This is the mail archive of the guile@cygnus.com mailing list for the guile project.


Index Nav: [Date Index] [Subject Index] [Author Index] [Thread Index]
Message Nav: [Date Prev] [Date Next] [Thread Prev] [Thread Next]

Two questions regarding current guile.


Hello everybody.

First question: Is it possible to load a file and, instead of receiving
#unspecified as return value, receive the value of the last expression
evaluated? My guile reference manual from january states, that gh_load
would do so, but in R5RS it says, the result of load is unspecified, which
is honoured by the current version of guile.

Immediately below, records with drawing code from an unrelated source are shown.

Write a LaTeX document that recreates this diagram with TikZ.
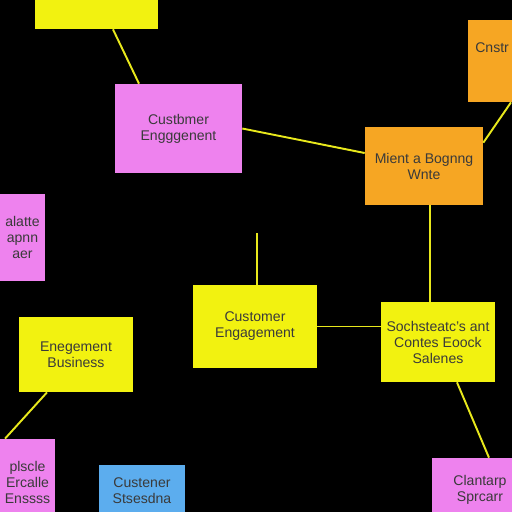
\documentclass[tikz,border=0pt]{standalone}
\usepackage{fontspec}
\setmainfont{Liberation Sans}
\definecolor{stickyyellow}{HTML}{F2F210}
\definecolor{stickypink}{HTML}{EE82EE}
\definecolor{stickyorange}{HTML}{F6A623}
\definecolor{stickyblue}{HTML}{5CADEE}
\definecolor{linkyellow}{HTML}{E8E81C}
\definecolor{ink}{HTML}{3A3A3A}
\tikzstyle{sticky}=[rectangle, inner sep=0pt, align=center, text=ink, font=\fontsize{8}{9.1}\selectfont]
\tikzstyle{yellow sticky}=[sticky, fill=stickyyellow]
\tikzstyle{pink sticky}=[sticky, fill=stickypink]
\tikzstyle{orange sticky}=[sticky, fill=stickyorange]
\tikzstyle{blue sticky}=[sticky, fill=stickyblue]
\tikzstyle{link}=[draw=linkyellow, line width=1.1pt]

\begin{document}
\begin{tikzpicture}[x=0.02cm, y=-0.02cm]
      \useasboundingbox (0, 0) rectangle (512, 512);
      \fill[black] (0, 0) rectangle (512, 512);
      \clip (0, 0) rectangle (512, 512);
      \node[yellow sticky, minimum width=2.46cm, minimum height=1.18cm] (top) at (96.5, -0.5) {};
      \node[pink sticky, minimum width=2.54cm, minimum height=1.78cm] (engage) at (178.5, 128.5) {Custbmer\\Engggenent};
      \node[orange sticky, minimum width=1.84cm, minimum height=1.64cm] (corner) at (514, 61) {};
      \node[sticky, anchor=west] (corner text) at (475, 48) {Cnstr};
      \node[orange sticky, minimum width=2.36cm, minimum height=1.56cm] (mient) at (424, 166) {Mient a Bognng\\Wnte};
      \node[pink sticky, minimum width=0.9cm, minimum height=1.74cm] (left) at (22.5, 237.5) {alatte\\apnn\\aer};
      \node[yellow sticky, minimum width=2.48cm, minimum height=1.66cm] (customer) at (255, 326.5) {Customer\\Engagement};
      \node[yellow sticky, minimum width=2.28cm, minimum height=1.6cm] (social) at (438, 342) {Sochsteatc's ant\\Contes Eoock\\Salenes};
      \node[yellow sticky, minimum width=2.28cm, minimum height=1.5cm] (business) at (76, 354.5) {Enegement\\Business};
      \node[pink sticky, minimum width=1.1cm, minimum height=1.72cm] (lower left) at (27.5, 482) {plscle\\Ercalle\\Enssss};
      \node[blue sticky, minimum width=1.72cm, minimum height=1.04cm] (blue) at (142, 491) {Custener\\Stsesdna};
      \node[pink sticky, minimum width=1.92cm, minimum height=1.28cm] (lower right) at (480, 490) {Clantarp\\Sprcarr};
      \coordinate (stub) at (257, 233);
      \draw[link] ([xshift=0.33cm]top.south) to ([xshift=-0.79cm]engage.north);
      \draw[link] (engage.east) to ([yshift=0.26cm]mient.west);
      \draw[link] ([xshift=-0.06cm]corner.south) to ([yshift=-0.32cm]mient.north east);
      \draw[link] ([xshift=0.12cm]mient.south) to ([xshift=0.12cm]mient.south |- social.north);
      \draw[link] (stub) to (stub |- customer.north);
      \draw[link] (customer.east) to (customer.east -| social.west);
      \draw[link] ([xshift=0.38cm]social.south) to ([xshift=0.18cm]lower right.north);
      \draw[link] ([xshift=-0.58cm]business.south) to ([xshift=-0.45cm]lower left.north);
    \end{tikzpicture}
\end{document}
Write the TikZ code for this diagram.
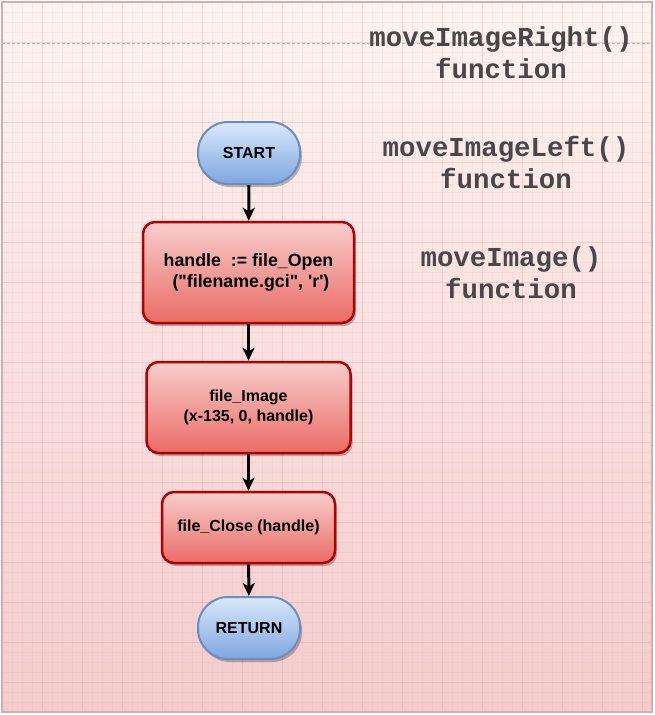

How can I obtain the desired behaviour?


Second question (this one was posted before, but I never got an answer): 

gh_repl calls scm_shell, which does not return to the caller, but calls 
exit() instead. This means, when typing (exit) on the guile prompt not
only the repl is exited, but the whole program is terminated. In 
guile 1.2 gh_repl returned to the caller when (exit) was entered.
 
I have tried to modify guile by simply eliminating the call to exit() in
scm_shell. This allows to return from guile to the calling program, but
when trying to enter guile for the second time, it stops with a stack
overflow error.

Is it really necessary to call exit instead of just returning ?
I'm no scheme guru, so there may be reasons to have it the way it is.
But if not, I'd rather liked it to be the way it was before. 
 
My program has an old but working command shell. With 1.2 I just added a
command to enter guile, and then it was possible to enter
guile and then return back to the old command shell several times.
 
Sure it would be possible to make everything reachable from guile, but
then there are also a bunch of test scripts for the old shell, which would
have to be edited. Further, there are even script-generating scripts,
which I'm happy to have working. --> It would be quite some work to do a
full 'schemification' of the command shell.


Thanks for your answers.

Best regards, 
Dirk Herrmann

--
This message is best viewed with ISO 8859/1 (latin-1) character encoding.